Maor Investments, a Luxembourg VC focusing on Israeli tech, announced the closing of its second fund, MAOR II, at $180 million.
MAOR I’s achievements include a portfolio featuring Israeli tech startups such as WSC Sports and Aidoc, with two exits providing 3x and 4x returns, respectively. These successes led existing investors to significantly back MAOR II, and new European investors joined the group.
With a team deeply rooted in Israel’s tech sector, Maor Investments has curated top-tier Israeli startups. Emphasizing its role as a “Bridge to Europe,” Maor has positioned itself uniquely within the ecosystem.
MAOR II has committed to a diversified investment approach similar to its predecessor and has already initiated investments in SupPlant and Quantum Machines, among others. The second fund’s investment count stands at four investments.
MAOR II, aligning with ESG criteria, signifies the firm’s dedication to responsible investment.
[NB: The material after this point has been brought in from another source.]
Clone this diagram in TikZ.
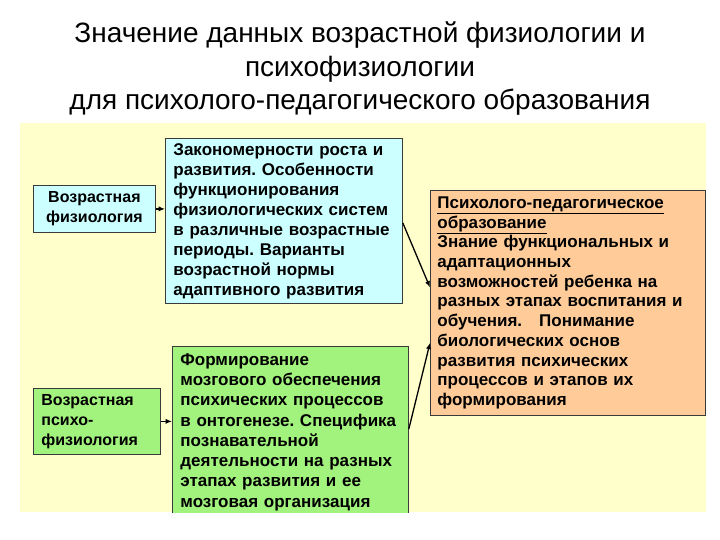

Established in 2018 in Luxembourg by Philippe Guez and Eric Elalouf, Maor Investments specializes in Israeli tech investments. The firm has raised a total of $280 million across two funds. Maor Investments seeks to bridge Israeli tech innovations with the European market.
MAOR I’s portfolio includes the likes of Coralogix, Pyramid Analytics and Buildots, among others. They typically participate in growth rounds, or startups that are generating revenues, such as Series B and above.